Insoutenables longues étreintes d’Ivan Viripaev, mise en scène Galin Stoev
Insoutenables longues étreintes d’Ivan Viripaev, mise en scène de Galin Stoev
« Le théâtre, dit Ivan Viripaev, m’a sauvé d’une carrière de criminel pour une seule et bonne raison : le banditisme et le théâtre ont deux choses en commun, le romantisme et l’escroquerie ! Deux filles et deux garçons, normaux, sympathiques, la trentaine, voulant vivre à fond dans ces villes qui concentrent toutes les énergies du monde et où convergent les mutants sans attaches, New York et Berlin «la ville qui n’a pas de centre».
Ils s’aiment et font l’amour mais l’un n’aime pas l’autre, ou le contraire. Monica avorte de l’enfant souhaité par Charlie : elle n’est pas prête. Christophe, lui, déchante du rêve américain, incarné par la plus qu’accueillante Amy qui va avaler des somnifères mortels. À Berlin, chacun est à la fois propulsé dans sa quête jusqu’à la mort ou presque, à l’instant même où il se sent enfin vivant.

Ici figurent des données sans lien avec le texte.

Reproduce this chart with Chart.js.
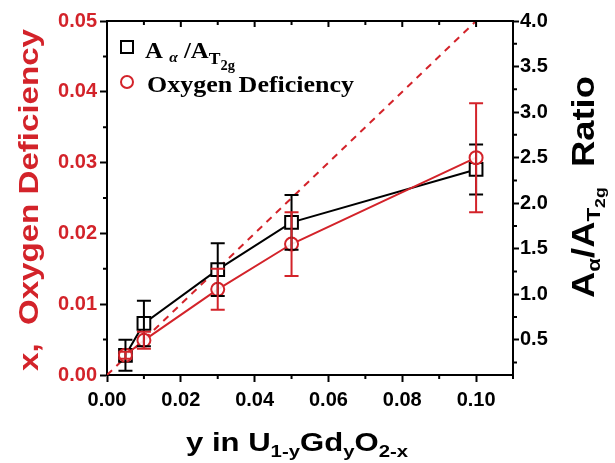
<!DOCTYPE html>
<html>
<head>
<meta charset="utf-8">
<script src="https://cdn.jsdelivr.net/npm/chart.js@4.4.0/dist/chart.umd.min.js"></script>
<style>
  html, body { margin: 0; padding: 0; background: #fff; }
  #wrap { width: 615px; height: 463px; }
</style>
</head>
<body>
<div id="wrap"><canvas id="chart" width="615" height="463"></canvas></div>
<script>
// Gd content y (x axis)
const gdContent = [0.005, 0.01, 0.03, 0.05, 0.10];
// A_alpha / A_T2g ratio (right axis) and its error
const ratio = [0.33, 0.68, 1.27, 1.79, 2.37];
const ratioErr = [0.17, 0.25, 0.29, 0.30, 0.275];
// oxygen deficiency x (left axis) and its error
const oxyDef = [0.0028, 0.0049, 0.0121, 0.0185, 0.0307];
const oxyErr = [0.0005, 0.0012, 0.0029, 0.0045, 0.0077];
// ideal x = y/2 line
const idealX = [0, 0.11];
const idealY = [0, 0.055];

const xTicks = [0, 0.02, 0.04, 0.06, 0.08, 0.10];
const leftTicks = [0, 0.01, 0.02, 0.03, 0.04, 0.05];
const rightTicks = [0.5, 1.0, 1.5, 2.0, 2.5, 3.0, 3.5, 4.0];

const RED = '#d3232a';
const tickFont = { family: "'Liberation Sans', Arial, sans-serif", size: 20, weight: 'bold' };

function pts(xs, ys) { return xs.map((x, i) => ({ x, y: ys[i] })); }

function richWidth(ctx, parts) {
  let w = 0;
  parts.forEach(p => { ctx.font = p.font; w += ctx.measureText(p.t).width; });
  return w;
}

// draw text made of pieces (for sub scripts), stretched to a target width
function drawRich(ctx, parts, x, y, angle, targetW, color, align) {
  ctx.save();
  ctx.translate(x, y);
  ctx.rotate(angle);
  const w = richWidth(ctx, parts);
  const s = targetW ? targetW / w : 1;
  ctx.scale(s, 1);
  let cx = align === 'left' ? 0 : -w / 2;
  ctx.textBaseline = 'alphabetic';
  ctx.textAlign = 'left';
  parts.forEach(p => {
    ctx.font = p.font;
    ctx.fillStyle = p.color || color;
    ctx.fillText(p.t, cx, p.dy || 0);
    cx += ctx.measureText(p.t).width;
  });
  ctx.restore();
}

const errorBars = {
  id: 'errorBars',
  afterDatasetsDraw(chart) {
    const ctx = chart.ctx;
    [1, 0].forEach(i => {
      const ds = chart.data.datasets[i];
      const meta = chart.getDatasetMeta(i);
      const ys = chart.scales[ds.yAxisID];
      ctx.save();
      ctx.strokeStyle = ds.borderColor;
      ctx.lineWidth = 2;
      meta.data.forEach((el, j) => {
        const v = ds.data[j].y, e = ds.errs[j];
        const y1 = ys.getPixelForValue(v + e), y2 = ys.getPixelForValue(v - e);
        ctx.beginPath();
        ctx.moveTo(el.x, y1); ctx.lineTo(el.x, y2);
        ctx.moveTo(el.x - 7, y1); ctx.lineTo(el.x + 7, y1);
        ctx.moveTo(el.x - 7, y2); ctx.lineTo(el.x + 7, y2);
        ctx.stroke();
      });
      ctx.restore();
    });
  }
};

const decorations = {
  id: 'decorations',
  afterDraw(chart) {
    const ctx = chart.ctx;
    const a = chart.chartArea;
    const xs = chart.scales.x, yl = chart.scales.y, yr = chart.scales.y2;
    ctx.save();
    ctx.strokeStyle = '#000';
    ctx.lineWidth = 2;
    ctx.beginPath();
    // top frame
    ctx.moveTo(a.left - 1, a.top); ctx.lineTo(a.right + 1, a.top);
    // top ticks, inward
    for (let v = 0.01; v < 0.111; v += 0.01) {
      const px = xs.getPixelForValue(v);
      const len = Math.round(v * 100) % 2 === 0 ? 6 : 4;
      ctx.moveTo(px, a.top); ctx.lineTo(px, a.top + len);
    }
    // minor ticks bottom
    for (let v = 0.01; v < 0.111; v += 0.02) {
      const px = xs.getPixelForValue(v);
      ctx.moveTo(px, a.bottom); ctx.lineTo(px, a.bottom + 4);
    }
    // minor ticks left
    for (let v = 0.005; v < 0.05; v += 0.01) {
      const py = yl.getPixelForValue(v);
      ctx.moveTo(a.left, py); ctx.lineTo(a.left - 4, py);
    }
    // minor ticks right
    for (let v = 0.25; v < 4; v += 0.5) {
      const py = yr.getPixelForValue(v);
      ctx.moveTo(a.right, py); ctx.lineTo(a.right + 4, py);
    }
    ctx.stroke();

    // legend
    ctx.strokeStyle = '#000';
    ctx.strokeRect(121, 41, 12, 12);
    ctx.strokeStyle = RED;
    ctx.beginPath();
    ctx.arc(127, 82, 6, 0, Math.PI * 2);
    ctx.stroke();
    ctx.restore();

    const tb = "bold 24px 'Liberation Serif', 'Times New Roman', serif";
    drawRich(ctx, [
      { t: 'A ', font: tb },
      { t: 'α', font: "bold italic 15px 'Liberation Serif', serif", dy: 4 },
      { t: ' /A', font: tb },
      { t: 'T', font: "bold 17px 'Liberation Serif', serif", dy: 6 },
      { t: '2g', font: "bold 14px 'Liberation Serif', serif", dy: 12 }
    ], 145, 58, 0, 90, '#000', 'left');
    drawRich(ctx, [{ t: 'Oxygen Deficiency', font: tb }], 147, 92, 0, 207, '#000', 'left');

    // axis titles
    const sf = "'Liberation Sans', Arial, sans-serif";
    drawRich(ctx, [{ t: 'x,  Oxygen Deficiency', font: 'bold 28px ' + sf }],
      38, 200, -Math.PI / 2, 342, RED);
    drawRich(ctx, [
      { t: 'A', font: 'bold 31px ' + sf },
      { t: 'α', font: 'bold 19px ' + sf, dy: 6 },
      { t: '/A', font: 'bold 31px ' + sf },
      { t: 'T', font: 'bold 19px ' + sf, dy: 6 },
      { t: '2g', font: 'bold 15px ' + sf, dy: 11 },
      { t: '  Ratio', font: 'bold 31px ' + sf }
    ], 594, 187, -Math.PI / 2, 222, '#000');
    drawRich(ctx, [
      { t: 'y in U', font: 'bold 26px ' + sf },
      { t: '1-y', font: 'bold 17px ' + sf, dy: 6 },
      { t: 'Gd', font: 'bold 26px ' + sf },
      { t: 'y', font: 'bold 17px ' + sf, dy: 6 },
      { t: 'O', font: 'bold 26px ' + sf },
      { t: '2-x', font: 'bold 17px ' + sf, dy: 6 }
    ], 297, 451, 0, 222, '#000');
  }
};

new Chart(document.getElementById('chart'), {
  type: 'line',
  data: {
    datasets: [
      {
        label: 'Oxygen Deficiency',
        data: pts(gdContent, oxyDef),
        errs: oxyErr,
        yAxisID: 'y',
        borderColor: RED,
        borderWidth: 2,
        pointStyle: 'circle',
        pointRadius: 6.5,
        pointBorderWidth: 2,
        pointBackgroundColor: 'rgba(255,255,255,0.9)',
        pointBorderColor: RED,
        order: 0
      },
      {
        label: 'A/A ratio',
        data: pts(gdContent, ratio),
        errs: ratioErr,
        yAxisID: 'y2',
        borderColor: '#000',
        borderWidth: 2,
        pointStyle: 'rect',
        pointRadius: 9,
        pointBorderWidth: 2,
        pointBackgroundColor: '#fff',
        pointBorderColor: '#000',
        order: 1
      },
      {
        label: 'ideal',
        data: pts(idealX, idealY),
        yAxisID: 'y',
        borderColor: RED,
        borderWidth: 2,
        borderDash: [7, 6],
        pointRadius: 0,
        order: 2
      }
    ]
  },
  options: {
    responsive: false,
    animation: false,
    layout: { padding: { top: 21, left: 0, right: 0, bottom: 0 } },
    plugins: { legend: { display: false }, tooltip: { enabled: false } },
    scales: {
      x: {
        type: 'linear', position: 'bottom', min: 0, max: 0.11,
        afterBuildTicks: s => { s.ticks = xTicks.map(v => ({ value: v })); },
        afterFit: s => { s.height = 88; },
        ticks: { color: '#000', font: tickFont, padding: 6, callback: v => v.toFixed(2) },
        grid: { drawOnChartArea: false, tickLength: 7, tickColor: '#000', tickWidth: 2 },
        border: { color: '#000', width: 2 }
      },
      y: {
        type: 'linear', position: 'left', min: 0, max: 0.05,
        afterBuildTicks: s => { s.ticks = leftTicks.map(v => ({ value: v })); },
        afterFit: s => { s.width = 107; },
        ticks: { color: RED, font: tickFont, padding: 3, callback: v => v.toFixed(2) },
        grid: { drawOnChartArea: false, tickLength: 7, tickColor: '#000', tickWidth: 2 },
        border: { color: '#000', width: 2 }
      },
      y2: {
        type: 'linear', position: 'right', min: 0.114, max: 4.0,
        afterBuildTicks: s => { s.ticks = rightTicks.map(v => ({ value: v })); },
        afterFit: s => { s.width = 102; },
        ticks: { color: '#000', font: tickFont, padding: 1, callback: v => v.toFixed(1) },
        grid: { drawOnChartArea: false, tickLength: 6, tickColor: '#000', tickWidth: 2 },
        border: { color: '#000', width: 2 }
      }
    }
  },
  plugins: [errorBars, decorations]
});
</script>
</body>
</html>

Abracadabrant et sinistre ? Sûrement pas. Le récit que fait chacun, de sa trajectoire, est simple, enjoué. On y reconnait bien notre monde, une jeunesse pressée, sentimentale, et contradictoire. Mais Ivan Viripaev cherche autre chose, qu’il cherchait déjà avec Les Enivrés (voir Le Théâtre du blog) ou Danse Delhi et Oxygène. Une quête dans l’excès, dans la perte de contrôle : quelque chose de chamanique, l’approche d’une révélation et d’une libération : la vraie vie qui est ailleurs : nous aurions, que nous le voulions ou non, notre double dans le cosmos, dans la grande respiration de l’univers.
Galin Stoev a monté en France la plupart des pièces d’Ivan Viripaev, en complicité avec lui, en particulier pour la traduction de ces Insoutenables longues étreintes. Il sait diriger ces excellents acteurs que sont Pauline Desmet, Sébastien Eveno, Nicolas Gonzales et Marie Kauffmann, avec un humour propre et un sens du juste un peu trop qui soutient l’énergie du spectacle, partagée entre interprètes et public. Ivan Viripaev veut toucher «au ventre» mais Galin Stoev parle aussi à la tête. Avec même ce qui peut tenir de la plaisanterie ou de la magie.
On aurait plutôt envie de parler d’un sens de l’opportunité pour saisir l’occasion et jouer des coïncidences. Galin Stoev, récemment nommé à la direction du Théâtre de la Cité à Toulouse, a demandé à son scénographe Alban Ho Van de travailler sur le cosmos: «Il a découvert, dit le metteur en scène, qu’une partie des navettes spatiales étaient couvertes de plaques faites d’un alliage de métal, créées à Toulouse. Et il a fait ériger un mur lumineux qui se déconstruira au fur et à mesure de la compréhension qu’ont les personnages de ce qui a lieu.» La chute du mur où apparaissent les portraits agrandis des comédiens se passe en silence, lumineuse, suggérant une nouvelle interprétation de la chute du mur entre l’Est et l’Ouest, du côté d’une libération mystique.
Mais le spectacle s’attarde dans les limbes d’une pensée «new age» et cela dilue la force de la pièce. Le récit de chaque personnage est, dit le metteur en scène, «non réaliste, mais descriptif, comme lorsqu’on raconte les scènes d’un film marquant. Le paradoxe réside dans l’alliage des registres littéraires et populaires, du spirituel et du trivial, de l’humour lumineux, pour sonder l’obscurité de l’Histoire ou de l’âme.» On se dit qu’à la fin, même si l’on aborde sur un ailleurs très lointain, cet humour et cette force manquent un peu. Mais il faut voir ce spectacle pour ces raccourcis stupéfiants sur notre vie mondialisée, porté par des acteurs qui donnent à leurs personnages, des figures de conte.
Christine Friedel
Théâtre National de la Colline, 17 rue Malte-Brun Paris( XX ème) jusqu’au 10 février. T. : 01 44 62 52 52.
Du 13 au 16 février, Théâtre de la Place, Liège (Belgique).